Last week major lenders like Countrywide and Washington Mutual warned that they were having trouble selling their loans to investors in the secondary market -- particularly non-conforming loans. 

In the mean time, federal regulators say they're not going to relax the reins on government-sponsored mortgage repurchasers Fannie Mae and Freddie Mac, which had their wings clipped in the wake of management and accounting scandals at both companies. Fannie and Freddie are operating under caps that limit their loan portfolios to about $1.4 trillion.

Some lawmakers want to raise the caps -- Fannie has asked for a 10 percent raise -- but the Office of Federal Housing Enterprise Oversight has said no, for now.
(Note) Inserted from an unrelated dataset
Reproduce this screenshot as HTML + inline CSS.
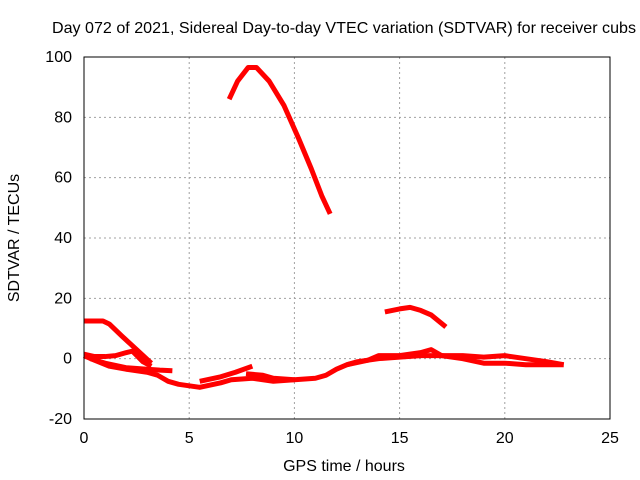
<!DOCTYPE html>
<html><head><meta charset="utf-8"><style>
body{margin:0;background:#fff}
svg{display:block;font-family:"Liberation Sans",sans-serif;font-size:16px}
</style></head><body>
<svg id="chart" width="640" height="480" viewBox="0 0 640 480">
<rect width="640" height="480" fill="#fff"/>
<g id="grid"></g>
<g id="series"></g>
<rect x="84" y="57" width="526" height="362" fill="none" stroke="#000" stroke-width="1"/>
<g id="ticks"></g>
<text x="344" y="33" text-anchor="middle" textLength="584" lengthAdjust="spacingAndGlyphs">Day 072 of 2021, Sidereal Day-to-day VTEC variation (SDTVAR) for receiver cubs</text>
<text x="344" y="471" text-anchor="middle">GPS time / hours</text>
<text transform="translate(19,238) rotate(-90)" text-anchor="middle">SDTVAR / TECUs</text>
</svg>
<script>
const xTicks=[0,5,10,15,20,25];
const yTicks=[-20,0,20,40,60,80,100];
const arcHigh=[[6.9,86],[7.3,92],[7.8,96.5],[8.2,96.5],[8.8,92],[9.5,84],[10.2,73],[10.8,63],[11.3,54],[11.7,48]];
const flatStart=[[0,12.5],[0.9,12.5],[1.2,11.5],[1.8,7.5],[2.5,3],[3.2,-1.5]];
const earlyUpper=[[0,1.5],[0.5,0.7],[1,0.7],[1.5,1],[2,2],[2.3,2.5],[2.8,-1],[3.2,-2.5]];
const earlyMid=[[0.3,0],[1,-1.5],[2,-3],[3,-3.5],[3.6,-3.8],[4.2,-4]];
const lowerMain=[[0,1],[0.5,-0.5],[1.2,-2.5],[2,-3.5],[3,-4.5],[3.5,-5.5],[4,-7.5],[4.5,-8.5],[5.5,-9.5],[6.5,-8],[7,-7],[8,-6.5],[9,-7.5],[10,-7],[11,-6.5],[11.5,-5.5],[12,-3.5],[12.5,-2],[13,-1],[14,0],[15,0.5],[16,1],[17,1],[18,0],[19,-1.5],[20,-1.5],[21,-2],[22,-2],[22.8,-2]];
const branchA=[[5.5,-7.5],[6.5,-6],[7.2,-4.5],[8,-2.5]];
const branchB=[[7.7,-5],[8.5,-5.5],[9,-6.5],[10,-7]];
const upperNoisy=[[12.5,-2],[13.5,-0.5],[14,1],[15,1],[16,2],[16.5,3],[17,1],[18,1],[19,0.5],[20,1],[21,0],[22,-1],[22.8,-2]];
const arcMid=[[14.3,15.5],[15,16.5],[15.5,17],[16,16],[16.5,14.5],[17.2,10.5]];
const allSeries=[arcHigh,flatStart,earlyUpper,earlyMid,lowerMain,branchA,branchB,upperNoisy,arcMid];
const X=v=>84+v*526/25, Y=v=>419-(v+20)*362/120;
const NS="http://www.w3.org/2000/svg";
const grid=document.getElementById('grid'),ticks=document.getElementById('ticks'),ser=document.getElementById('series');
function mk(tag,attrs,parent){const e=document.createElementNS(NS,tag);for(const k in attrs)e.setAttribute(k,attrs[k]);parent.appendChild(e);return e;}
xTicks.forEach(t=>{
  if(t>0&&t<25){const g=mk('line',{x1:X(t),x2:X(t),y1:57,y2:419,stroke:'#a0a0a0','stroke-dasharray':'2,3'},grid);
  
  }
  const l=mk('text',{x:X(t),y:443,'text-anchor':'middle'},ticks);l.textContent=t;
  
  
});
yTicks.forEach(t=>{
  if(t>-20&&t<100){const g=mk('line',{x1:84,x2:610,y1:Y(t),y2:Y(t),stroke:'#a0a0a0','stroke-dasharray':'2,3'},grid);
  
  }
  const l=mk('text',{x:72,y:Y(t)+5,'text-anchor':'end'},ticks);l.textContent=t;
  
  
});
allSeries.forEach(s=>{
  const p=mk('polyline',{points:s.map(d=>X(d[0])+','+Y(d[1])).join(' '),fill:'none',stroke:'#ff0000','stroke-width':5,'stroke-linejoin':'round','stroke-linecap':'butt'},ser);
  
  
});
</script>
</body></html>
In a letter to Sen. Charles Schumer, OFHEO Director James Lockhart (the guy Jim Cramer loves to hate) said Fannie and Freddie are supposed to provide liquidity for prime, conventional, conforming loans. So raising caps wouldn't do much for the markets that are having liquidity problems -- subprime, Alt-A and jumbo -- Lockhart said.

President Bush said last week he won't even think about giving Fannie and Freddie more leash until Congress passes long-awaited legislation that would overhaul oversight of the GSEs (the issue of portfolio caps could stall the bill again this year).

Fannie and Freddie are free to continue guaranteeing and securitizing loans to their hearts content, Lockhart says. Which probably doesn't do much for Cramer -- or many of the people who got easy loans a year or two ago and are now looking to refinance.

As Inman News columnist Lou Barnes said Friday, "In three weeks' time the clock has turned back to 1995."